The “American Negro unity” behind Stokes’ victories terrified the leaders of both parties and he didn’t bullshit about pushing an American Negro agenda when brother Louis Stokes joined him in founding the 21st  Congressional District Caucus.  It was a “long promised” gangster move.  No loyalty to either party.  American Negro Cleveland voters would vote as a group and there was nothing either party could do about it.

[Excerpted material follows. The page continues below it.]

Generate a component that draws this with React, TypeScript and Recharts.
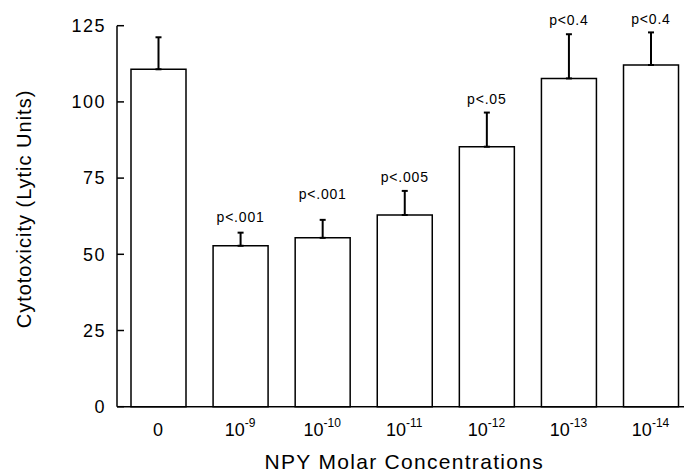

All this was post Hough and Glenville riots and Black people were still seething.  Blacks had never held an office in the Cuyahoga County Democratic Party.  Throughout the county the presence of Black Democrats or Republicans on boards and commissions was damn near tokenism zero as it is today on some of the non-profit and housing boards.  Since Virgil Brown and Mary Yates Malone served as the county elections board’s directors in the 1970’s and early 80’s; the Eastern Europeans and Irish Catholic minorities have blocked others.

Stokes and his brother, Louis, demanded 20 percent of all the parties offices and access to the patronage jobs that came with political muscle.  Board and commission seats were included in the demands so that no government within the county, local or otherwise, failed to employ or appoint any Black citizen to its governing body.  Job demands included Parma. 

The Stokes brothers, with the backing of Walker’s Call & Post, declared that Black folk weren’t just paying taxes in Cleveland or the county without working everywhere their tax dollars went; and in proportion to their percentage of the town’s population.  That “all Eastern European” shit Joseph Bartunek was pulling as the Democratic Party’s boss was dead.  They were organizing to address every single racial inequity that had been forced upon them by the Eastern European ethnics.  

Eastern European Joe Bartunek led the Cuyahoga County Democratic Party and didn’t spend a dime to turn out the Black vote when Carl Stokes campaigned for mayor twice in 1967 and 1969 before winning the second time. Although Black Americans had longer roots to the nation than his people did from the Communist, Fascist and Nazi nations; they arrived from only to realize White Anglo Saxon Protestants didn’t see them as “their kind.” So WASP politicians enacted laws to deport them. Bartunek served on Cleveland State University’s board and is shown in this fair use photograph with incoming president Walter Waetjen.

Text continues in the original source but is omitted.